> _WHAT YOU WILL DO_
Start at the first line of the material below and retype each line through the one containing "20, 50, 100]", exactly.

====

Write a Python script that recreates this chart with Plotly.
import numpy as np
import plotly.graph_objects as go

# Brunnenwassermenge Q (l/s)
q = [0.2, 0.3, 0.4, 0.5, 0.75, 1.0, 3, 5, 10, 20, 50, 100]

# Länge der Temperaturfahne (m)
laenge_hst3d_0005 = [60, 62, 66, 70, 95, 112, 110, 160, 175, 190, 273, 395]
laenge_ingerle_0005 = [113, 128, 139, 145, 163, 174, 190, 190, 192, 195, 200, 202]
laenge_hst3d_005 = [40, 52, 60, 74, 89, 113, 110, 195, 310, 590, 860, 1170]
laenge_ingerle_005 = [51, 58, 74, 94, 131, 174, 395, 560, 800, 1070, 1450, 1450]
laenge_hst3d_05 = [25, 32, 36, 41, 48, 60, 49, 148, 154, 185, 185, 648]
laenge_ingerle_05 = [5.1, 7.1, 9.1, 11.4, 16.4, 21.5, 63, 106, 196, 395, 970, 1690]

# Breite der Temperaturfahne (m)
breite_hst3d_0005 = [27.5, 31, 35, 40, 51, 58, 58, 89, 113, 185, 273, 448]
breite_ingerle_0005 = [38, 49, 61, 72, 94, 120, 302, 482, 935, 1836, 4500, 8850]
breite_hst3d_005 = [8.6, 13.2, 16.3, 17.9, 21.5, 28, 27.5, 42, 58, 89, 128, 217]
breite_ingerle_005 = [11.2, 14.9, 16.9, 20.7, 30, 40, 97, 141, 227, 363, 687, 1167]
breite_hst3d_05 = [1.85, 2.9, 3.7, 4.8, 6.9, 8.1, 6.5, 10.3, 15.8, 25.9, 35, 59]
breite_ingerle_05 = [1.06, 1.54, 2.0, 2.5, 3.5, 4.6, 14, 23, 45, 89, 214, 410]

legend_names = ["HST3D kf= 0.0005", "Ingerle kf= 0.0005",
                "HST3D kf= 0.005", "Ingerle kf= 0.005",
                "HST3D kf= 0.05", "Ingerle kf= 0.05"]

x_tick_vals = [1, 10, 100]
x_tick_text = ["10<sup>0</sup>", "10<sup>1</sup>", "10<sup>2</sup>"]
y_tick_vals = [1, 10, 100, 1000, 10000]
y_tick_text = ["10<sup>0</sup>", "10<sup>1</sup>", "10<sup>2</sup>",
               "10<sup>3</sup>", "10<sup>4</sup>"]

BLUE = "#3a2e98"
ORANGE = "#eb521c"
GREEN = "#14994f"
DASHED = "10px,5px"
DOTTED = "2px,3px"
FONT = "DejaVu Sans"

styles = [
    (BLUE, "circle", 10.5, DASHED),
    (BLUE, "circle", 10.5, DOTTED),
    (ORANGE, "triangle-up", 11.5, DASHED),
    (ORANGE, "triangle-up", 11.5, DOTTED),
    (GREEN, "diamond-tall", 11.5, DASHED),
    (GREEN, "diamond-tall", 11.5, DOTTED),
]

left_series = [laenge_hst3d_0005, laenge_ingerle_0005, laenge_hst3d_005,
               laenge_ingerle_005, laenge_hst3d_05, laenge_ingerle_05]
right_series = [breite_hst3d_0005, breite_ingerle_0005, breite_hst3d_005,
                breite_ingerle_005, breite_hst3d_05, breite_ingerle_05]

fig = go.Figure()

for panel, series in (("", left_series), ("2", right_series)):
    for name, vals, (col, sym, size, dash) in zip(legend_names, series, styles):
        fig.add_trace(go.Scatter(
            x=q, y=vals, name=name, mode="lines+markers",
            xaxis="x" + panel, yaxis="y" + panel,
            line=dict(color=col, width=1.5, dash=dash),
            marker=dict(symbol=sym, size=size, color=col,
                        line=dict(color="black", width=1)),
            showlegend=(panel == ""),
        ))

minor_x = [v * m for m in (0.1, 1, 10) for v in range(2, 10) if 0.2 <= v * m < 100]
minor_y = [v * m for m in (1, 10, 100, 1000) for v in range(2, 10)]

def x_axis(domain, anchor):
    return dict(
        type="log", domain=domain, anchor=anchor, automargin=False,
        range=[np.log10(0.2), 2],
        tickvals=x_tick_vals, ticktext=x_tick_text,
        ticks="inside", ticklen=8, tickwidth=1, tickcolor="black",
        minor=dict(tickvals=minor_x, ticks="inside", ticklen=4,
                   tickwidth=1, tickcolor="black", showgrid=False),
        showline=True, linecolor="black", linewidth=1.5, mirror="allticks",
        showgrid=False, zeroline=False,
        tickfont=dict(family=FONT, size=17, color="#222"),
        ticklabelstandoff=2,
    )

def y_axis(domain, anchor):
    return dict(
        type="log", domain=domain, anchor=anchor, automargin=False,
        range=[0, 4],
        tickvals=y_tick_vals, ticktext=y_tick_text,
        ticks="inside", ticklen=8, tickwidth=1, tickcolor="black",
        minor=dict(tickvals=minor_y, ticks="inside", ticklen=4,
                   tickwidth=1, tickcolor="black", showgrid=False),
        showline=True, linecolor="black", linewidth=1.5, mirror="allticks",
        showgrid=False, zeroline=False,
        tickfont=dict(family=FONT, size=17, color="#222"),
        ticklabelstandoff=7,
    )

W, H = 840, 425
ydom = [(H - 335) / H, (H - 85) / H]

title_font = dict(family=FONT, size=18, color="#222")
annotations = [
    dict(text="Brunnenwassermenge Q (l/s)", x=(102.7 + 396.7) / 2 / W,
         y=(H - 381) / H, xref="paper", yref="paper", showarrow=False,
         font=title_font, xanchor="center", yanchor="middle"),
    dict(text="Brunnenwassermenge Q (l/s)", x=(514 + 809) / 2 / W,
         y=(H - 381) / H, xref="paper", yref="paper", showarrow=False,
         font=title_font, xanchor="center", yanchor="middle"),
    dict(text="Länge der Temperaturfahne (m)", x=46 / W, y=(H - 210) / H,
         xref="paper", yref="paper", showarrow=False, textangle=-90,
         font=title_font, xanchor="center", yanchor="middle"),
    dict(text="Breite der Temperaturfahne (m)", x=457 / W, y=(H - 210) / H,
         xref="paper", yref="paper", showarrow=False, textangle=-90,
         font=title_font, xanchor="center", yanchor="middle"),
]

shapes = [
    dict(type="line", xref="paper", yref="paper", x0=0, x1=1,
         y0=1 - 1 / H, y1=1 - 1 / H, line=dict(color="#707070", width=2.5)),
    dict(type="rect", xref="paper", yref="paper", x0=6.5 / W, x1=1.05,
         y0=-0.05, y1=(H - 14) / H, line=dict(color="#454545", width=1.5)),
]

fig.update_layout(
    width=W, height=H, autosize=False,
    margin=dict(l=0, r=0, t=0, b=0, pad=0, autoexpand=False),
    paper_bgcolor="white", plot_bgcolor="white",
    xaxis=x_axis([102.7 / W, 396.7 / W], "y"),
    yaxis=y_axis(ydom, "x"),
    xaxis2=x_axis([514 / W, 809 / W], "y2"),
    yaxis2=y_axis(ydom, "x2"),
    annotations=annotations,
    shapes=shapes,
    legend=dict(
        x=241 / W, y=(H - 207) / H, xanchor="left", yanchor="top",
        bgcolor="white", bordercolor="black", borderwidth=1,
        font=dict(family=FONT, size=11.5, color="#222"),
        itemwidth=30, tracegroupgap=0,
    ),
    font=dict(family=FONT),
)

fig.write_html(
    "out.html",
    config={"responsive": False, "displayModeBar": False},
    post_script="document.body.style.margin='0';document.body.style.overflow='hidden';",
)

====

> _SOLUTION_
Write a Python script that recreates this chart with Plotly.
import numpy as np
import plotly.graph_objects as go

# Brunnenwassermenge Q (l/s)
q = [0.2, 0.3, 0.4, 0.5, 0.75, 1.0, 3, 5, 10, 20, 50, 100]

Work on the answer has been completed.